“Network neutrality” rules never have been designed to prevent business services from providing different levels of service; prioritized delivery or quality of service. That is precisely why content delivery networks add value.
The issue is whether rules mandating that nothing other than “best effort” internet access for consumers actually is good policy, going forward, if one assumes that any number of new apps and services, based on augmented reality or virtual reality, are going to be important some day, for consumers.
With the caveat that there is much nonsense in the arguments made in favor of network neutrality rules--“save the internet” being among the most obvious examples of that--it seems obvious that if VR and AR require stringent control of latency, that is an obvious example of why forbidding anything other than best-effort internet access is going to be an obstacle to AR and VR apps and services.
For gaming apps, a human requires 13 milliseconds or more to detect an event. A motor response by a gamer might add 100 ms of latency, just to react. But then consider artificial reality or augmented reality use cases.
To be nearly indistinguishable from reality, one expert says a VR system should ideally have a delay of seven milliseconds to 15 ms ms between the time a player moves their head and the time the player sees a new, corrected view of the scene.
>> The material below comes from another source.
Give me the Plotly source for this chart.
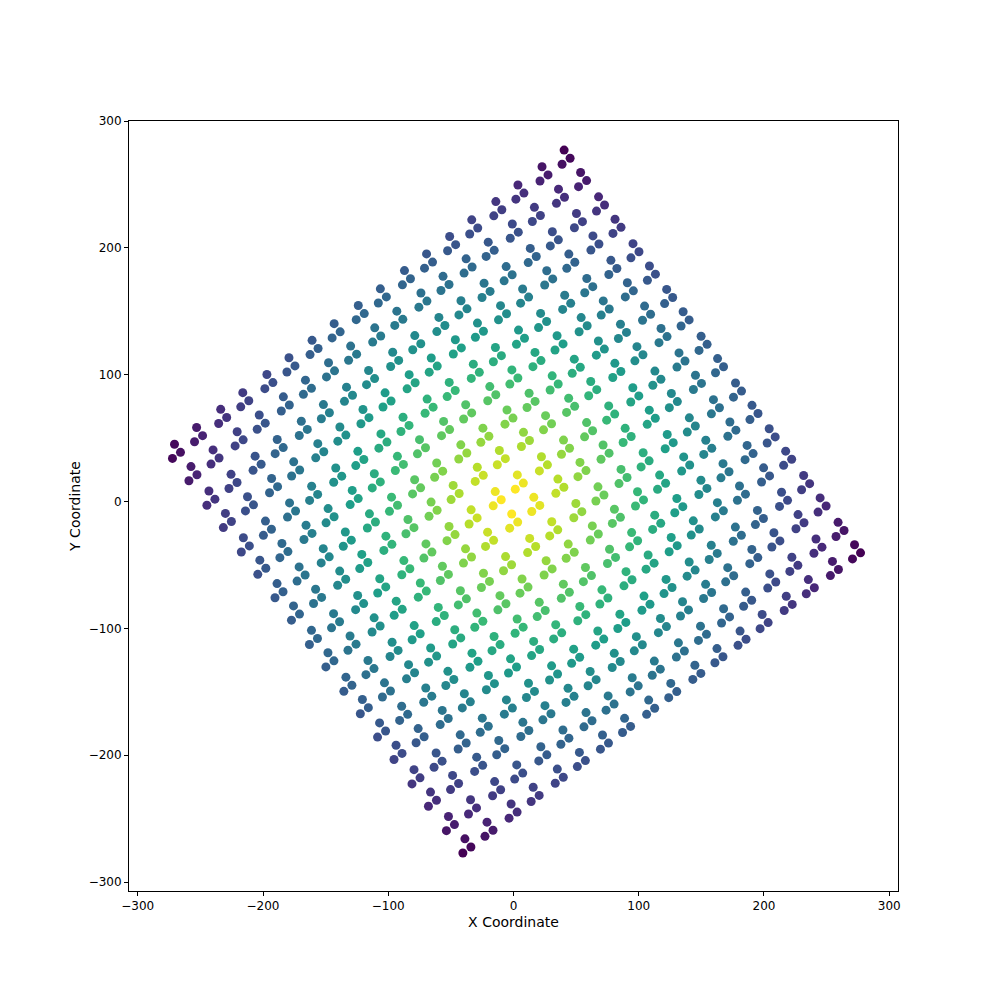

The Oculus Rift can achieve latency of about 30 ms or 40 ms under perfectly optimized conditions, according to Palmer Luckey.
There also are other latency issues, such as display latency. A mobile phone, for example, might add 40 ms to 50 ms to render content on the screen. Any display device is going to add about that much latency, in all likelihood.
The point is that end-to-end latency is an issue for VR apps, and edge computing helps address a potentially-important part of that latency.
To have any hope of reducing latency to tolerances imposed by the displays themselves, VR and AR content will have to have extensive forms of quality of service guarantees, almost certainly by caching content at the very edges of the network, and using networks such as 5G with very low latency.
To be sure, it is not clear that something other than 5G best effort latency is a problem if the edge data centers are close enough to the radio sites. On the other hand, neither is it obvious that an edge services provider can be legally barred from charging for the use of what is a next-generation content delivery network.
And that might ultimately be the practical resolution of the “best effort only” conundrum. Perhaps standard best-effort delivery on a 5G network is good enough to support VR and AR, so long as content is edge cached. So there are no fast lanes or slow lanes: all lanes are fast.
On the other hand, edge computing services can charge a market rate for use of their edge computing networks.